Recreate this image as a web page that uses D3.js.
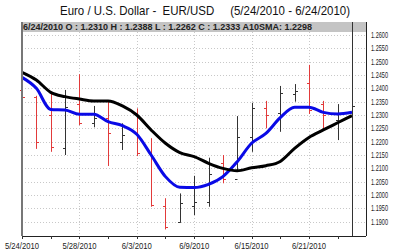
<!DOCTYPE html>
<html><head><meta charset="utf-8">
<script src="https://cdn.jsdelivr.net/npm/d3@7"></script>
<style>body{margin:0;background:#fff}svg{display:block}text{font-family:"Liberation Sans",Arial,sans-serif}</style>
</head><body>
<script>
const dates = ["5/24/2010","5/25/2010","5/26/2010","5/27/2010","5/28/2010","5/31/2010","6/1/2010","6/2/2010","6/3/2010","6/4/2010","6/7/2010","6/8/2010","6/9/2010","6/10/2010","6/11/2010","6/14/2010","6/15/2010","6/16/2010","6/17/2010","6/18/2010","6/21/2010","6/22/2010","6/23/2010","6/24/2010"];
const open  = [1.2395,1.2366,1.2300,1.2176,1.2340,1.2269,1.2290,1.2200,1.2230,1.2156,1.1960,1.1900,1.1960,1.1975,1.2120,1.2060,1.2219,1.2325,1.2309,1.2380,1.2419,1.2340,1.2280,1.2310];
const high  = [1.2410,1.2372,1.2381,1.2394,1.2453,1.2334,1.2350,1.2269,1.2325,1.2213,1.1988,1.2006,1.2072,1.2140,1.2150,1.2296,1.2346,1.2353,1.2409,1.2416,1.2488,1.2353,1.2341,1.2388];
const low   = [1.2340,1.2173,1.2162,1.2150,1.2262,1.2254,1.2109,1.2169,1.2146,1.1956,1.1871,1.1896,1.1925,1.1956,1.2044,1.2094,1.2162,1.2250,1.2237,1.2350,1.2304,1.2244,1.2206,1.2262];
const close = [1.2369,1.2200,1.2181,1.2330,1.2269,1.2290,1.2231,1.2225,1.2156,1.1963,1.1881,1.1969,1.1973,1.2080,1.2060,1.2219,1.2325,1.2300,1.2384,1.2390,1.2320,1.2300,1.2306,1.2333];
const sma10 = [1.2460,1.2431,1.2385,1.2369,1.2360,1.2353,1.2353,1.2334,1.2300,1.2244,1.2194,1.2159,1.2144,1.2119,1.2100,1.2091,1.2102,1.2110,1.2126,1.2175,1.2216,1.2244,1.2271,1.2298];
const smaFast = [1.2441,1.2400,1.2321,1.2319,1.2303,1.2303,1.2275,1.2260,1.2228,1.2150,1.2069,1.2029,1.2028,1.2040,1.2069,1.2125,1.2194,1.2231,1.2290,1.2329,1.2329,1.2310,1.2304,1.2310];
const xLabels = ["5/24/2010","5/28/2010","6/3/2010","6/9/2010","6/15/2010","6/21/2010"];
const yTicks = d3.range(0,15).map(i => +(1.19 + i*0.005).toFixed(4));
const title = "Euro / U.S. Dollar -  EUR/USD     (5/24/2010 - 6/24/2010)";
const header = "6/24/2010 O : 1.2310 H : 1.2388 L : 1.2262 C : 1.2333 A10SMA: 1.2298";

const W=396,H=250;
const L=22,R=366,T=22,B=236;
const svg=d3.select("body").append("svg").attr("width",W).attr("height",H);
const x=d3.scalePoint().domain(dates).range([22,352]);
const y=d3.scaleLinear().domain([1.19,1.26]).range([221.7,35]);

function fitTo(t,w){t.attr("textLength",w).attr("lengthAdjust","spacingAndGlyphs");return t;}

// title
fitTo(svg.append("text").attr("x",205).attr("y",15).attr("text-anchor","middle").attr("font-size",13).attr("fill","#111")
  .attr("xml:space","preserve").style("white-space","pre").text(title),290);

// plot bg
svg.append("rect").attr("x",L).attr("y",T).attr("width",R-L).attr("height",B-T).attr("fill","#fff");

// grid
const g=svg.append("g");
g.selectAll("line.h").data(yTicks).join("line").attr("x1",L).attr("x2",R)
 .attr("y1",d=>Math.round(y(d))+0.5).attr("y2",d=>Math.round(y(d))+0.5)
 .attr("stroke","#c8c8c8").attr("stroke-dasharray","1,2");
g.selectAll("line.v").data(xLabels.slice(1)).join("line").attr("y1",T+10).attr("y2",B)
 .attr("x1",d=>Math.round(x(d))+0.5).attr("x2",d=>Math.round(x(d))+0.5)
 .attr("stroke","#c8c8c8").attr("stroke-dasharray","1,2");

// header bar
svg.append("rect").attr("x",L).attr("y",T).attr("width",R-L).attr("height",10).attr("fill","#c4c4c4");
fitTo(svg.append("text").attr("x",L+1).attr("y",29.5).attr("font-size",8.5).attr("font-weight","bold").attr("fill","#222").text(header),289);

// OHLC bars
const bars=svg.append("g");
const idx=d3.range(dates.length);
bars.selectAll("g").data(idx).join("g").each(function(i){
  const c = close[i]<open[i] ? "#e23a3a" : "#333";
  const xp=Math.round(x(dates[i]))+0.5;
  const s=d3.select(this);
  s.append("line").attr("x1",xp).attr("x2",xp).attr("y1",y(high[i])).attr("y2",y(low[i])).attr("stroke",c);
  s.append("line").attr("x1",xp-2.5).attr("x2",xp).attr("y1",Math.round(y(open[i]))+0.5).attr("y2",Math.round(y(open[i]))+0.5).attr("stroke",c);
  s.append("line").attr("x1",xp).attr("x2",xp+2.5).attr("y1",Math.round(y(close[i]))+0.5).attr("y2",Math.round(y(close[i]))+0.5).attr("stroke",c);
});

// SMA lines
const line=d3.line().x((d,i)=>x(dates[i])).y(d=>y(d)).curve(d3.curveMonotoneX);
svg.append("path").datum(smaFast).attr("d",line).attr("fill","none").attr("stroke","#0a0ae6").attr("stroke-width",3).attr("stroke-linejoin","round");
svg.append("path").datum(sma10).attr("d",line).attr("fill","none").attr("stroke","#000").attr("stroke-width",3).attr("stroke-linejoin","round");

// cursor line at last date
const lx=Math.round(x(dates[dates.length-1]))+0.5;
svg.append("line").attr("x1",lx).attr("x2",lx).attr("y1",T).attr("y2",B).attr("stroke","#333");

// frame
svg.append("line").attr("x1",L).attr("x2",L).attr("y1",T).attr("y2",B).attr("stroke","#777").attr("stroke-width",2);
svg.append("line").attr("x1",L).attr("x2",R).attr("y1",B+0.5).attr("y2",B+0.5).attr("stroke","#222");
svg.append("line").attr("x1",R+0.5).attr("x2",R+0.5).attr("y1",T).attr("y2",B).attr("stroke","#222");

// x axis minor ticks and labels
const xa=svg.append("g");
xa.selectAll("line").data(dates.filter((d,i)=>i%2===0)).join("line")
 .attr("x1",d=>Math.round(x(d))+0.5).attr("x2",d=>Math.round(x(d))+0.5).attr("y1",B).attr("y2",B+3).attr("stroke","#333");
xa.selectAll("text").data(xLabels).join("text").attr("x",d=>x(d)).attr("y",248.5)
 .attr("text-anchor","middle").attr("font-size",9.5).attr("fill","#222").text(d=>d)
 .each(function(d){fitTo(d3.select(this), d.length===9?34:30);});

// y axis labels
svg.append("g").selectAll("text").data(yTicks).join("text")
 .attr("x",371).attr("y",d=>y(d)+3).attr("font-size",8.5).attr("fill","#222")
 .text(d=>d.toFixed(4)).each(function(){fitTo(d3.select(this),17);});
</script>
</body></html>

_Problem to work on_: Repeat the listing in full and exactly. Leave any pictures out.

_Expected answer_:
Recreate this image as a web page that uses D3.js.
<!DOCTYPE html>
<html><head><meta charset="utf-8">
<script src="https://cdn.jsdelivr.net/npm/d3@7"></script>
<style>body{margin:0;background:#fff}svg{display:block}text{font-family:"Liberation Sans",Arial,sans-serif}</style>
</head><body>
<script>
const dates = ["5/24/2010","5/25/2010","5/26/2010","5/27/2010","5/28/2010","5/31/2010","6/1/2010","6/2/2010","6/3/2010","6/4/2010","6/7/2010","6/8/2010","6/9/2010","6/10/2010","6/11/2010","6/14/2010","6/15/2010","6/16/2010","6/17/2010","6/18/2010","6/21/2010","6/22/2010","6/23/2010","6/24/2010"];
const open  = [1.2395,1.2366,1.2300,1.2176,1.2340,1.2269,1.2290,1.2200,1.2230,1.2156,1.1960,1.1900,1.1960,1.1975,1.2120,1.2060,1.2219,1.2325,1.2309,1.2380,1.2419,1.2340,1.2280,1.2310];
const high  = [1.2410,1.2372,1.2381,1.2394,1.2453,1.2334,1.2350,1.2269,1.2325,1.2213,1.1988,1.2006,1.2072,1.2140,1.2150,1.2296,1.2346,1.2353,1.2409,1.2416,1.2488,1.2353,1.2341,1.2388];
const low   = [1.2340,1.2173,1.2162,1.2150,1.2262,1.2254,1.2109,1.2169,1.2146,1.1956,1.1871,1.1896,1.1925,1.1956,1.2044,1.2094,1.2162,1.2250,1.2237,1.2350,1.2304,1.2244,1.2206,1.2262];
const close = [1.2369,1.2200,1.2181,1.2330,1.2269,1.2290,1.2231,1.2225,1.2156,1.1963,1.1881,1.1969,1.1973,1.2080,1.2060,1.2219,1.2325,1.2300,1.2384,1.2390,1.2320,1.2300,1.2306,1.2333];
const sma10 = [1.2460,1.2431,1.2385,1.2369,1.2360,1.2353,1.2353,1.2334,1.2300,1.2244,1.2194,1.2159,1.2144,1.2119,1.2100,1.2091,1.2102,1.2110,1.2126,1.2175,1.2216,1.2244,1.2271,1.2298];
const smaFast = [1.2441,1.2400,1.2321,1.2319,1.2303,1.2303,1.2275,1.2260,1.2228,1.2150,1.2069,1.2029,1.2028,1.2040,1.2069,1.2125,1.2194,1.2231,1.2290,1.2329,1.2329,1.2310,1.2304,1.2310];
const xLabels = ["5/24/2010","5/28/2010","6/3/2010","6/9/2010","6/15/2010","6/21/2010"];
const yTicks = d3.range(0,15).map(i => +(1.19 + i*0.005).toFixed(4));
const title = "Euro / U.S. Dollar -  EUR/USD     (5/24/2010 - 6/24/2010)";
const header = "6/24/2010 O : 1.2310 H : 1.2388 L : 1.2262 C : 1.2333 A10SMA: 1.2298";

const W=396,H=250;
const L=22,R=366,T=22,B=236;
const svg=d3.select("body").append("svg").attr("width",W).attr("height",H);
const x=d3.scalePoint().domain(dates).range([22,352]);
const y=d3.scaleLinear().domain([1.19,1.26]).range([221.7,35]);

function fitTo(t,w){t.attr("textLength",w).attr("lengthAdjust","spacingAndGlyphs");return t;}

// title
fitTo(svg.append("text").attr("x",205).attr("y",15).attr("text-anchor","middle").attr("font-size",13).attr("fill","#111")
  .attr("xml:space","preserve").style("white-space","pre").text(title),290);

// plot bg
svg.append("rect").attr("x",L).attr("y",T).attr("width",R-L).attr("height",B-T).attr("fill","#fff");

// grid
const g=svg.append("g");
g.selectAll("line.h").data(yTicks).join("line").attr("x1",L).attr("x2",R)
 .attr("y1",d=>Math.round(y(d))+0.5).attr("y2",d=>Math.round(y(d))+0.5)
 .attr("stroke","#c8c8c8").attr("stroke-dasharray","1,2");
g.selectAll("line.v").data(xLabels.slice(1)).join("line").attr("y1",T+10).attr("y2",B)
 .attr("x1",d=>Math.round(x(d))+0.5).attr("x2",d=>Math.round(x(d))+0.5)
 .attr("stroke","#c8c8c8").attr("stroke-dasharray","1,2");

// header bar
svg.append("rect").attr("x",L).attr("y",T).attr("width",R-L).attr("height",10).attr("fill","#c4c4c4");
fitTo(svg.append("text").attr("x",L+1).attr("y",29.5).attr("font-size",8.5).attr("font-weight","bold").attr("fill","#222").text(header),289);

// OHLC bars
const bars=svg.append("g");
const idx=d3.range(dates.length);
bars.selectAll("g").data(idx).join("g").each(function(i){
  const c = close[i]<open[i] ? "#e23a3a" : "#333";
  const xp=Math.round(x(dates[i]))+0.5;
  const s=d3.select(this);
  s.append("line").attr("x1",xp).attr("x2",xp).attr("y1",y(high[i])).attr("y2",y(low[i])).attr("stroke",c);
  s.append("line").attr("x1",xp-2.5).attr("x2",xp).attr("y1",Math.round(y(open[i]))+0.5).attr("y2",Math.round(y(open[i]))+0.5).attr("stroke",c);
  s.append("line").attr("x1",xp).attr("x2",xp+2.5).attr("y1",Math.round(y(close[i]))+0.5).attr("y2",Math.round(y(close[i]))+0.5).attr("stroke",c);
});

// SMA lines
const line=d3.line().x((d,i)=>x(dates[i])).y(d=>y(d)).curve(d3.curveMonotoneX);
svg.append("path").datum(smaFast).attr("d",line).attr("fill","none").attr("stroke","#0a0ae6").attr("stroke-width",3).attr("stroke-linejoin","round");
svg.append("path").datum(sma10).attr("d",line).attr("fill","none").attr("stroke","#000").attr("stroke-width",3).attr("stroke-linejoin","round");

// cursor line at last date
const lx=Math.round(x(dates[dates.length-1]))+0.5;
svg.append("line").attr("x1",lx).attr("x2",lx).attr("y1",T).attr("y2",B).attr("stroke","#333");

// frame
svg.append("line").attr("x1",L).attr("x2",L).attr("y1",T).attr("y2",B).attr("stroke","#777").attr("stroke-width",2);
svg.append("line").attr("x1",L).attr("x2",R).attr("y1",B+0.5).attr("y2",B+0.5).attr("stroke","#222");
svg.append("line").attr("x1",R+0.5).attr("x2",R+0.5).attr("y1",T).attr("y2",B).attr("stroke","#222");

// x axis minor ticks and labels
const xa=svg.append("g");
xa.selectAll("line").data(dates.filter((d,i)=>i%2===0)).join("line")
 .attr("x1",d=>Math.round(x(d))+0.5).attr("x2",d=>Math.round(x(d))+0.5).attr("y1",B).attr("y2",B+3).attr("stroke","#333");
xa.selectAll("text").data(xLabels).join("text").attr("x",d=>x(d)).attr("y",248.5)
 .attr("text-anchor","middle").attr("font-size",9.5).attr("fill","#222").text(d=>d)
 .each(function(d){fitTo(d3.select(this), d.length===9?34:30);});

// y axis labels
svg.append("g").selectAll("text").data(yTicks).join("text")
 .attr("x",371).attr("y",d=>y(d)+3).attr("font-size",8.5).attr("fill","#222")
 .text(d=>d.toFixed(4)).each(function(){fitTo(d3.select(this),17);});
</script>
</body></html>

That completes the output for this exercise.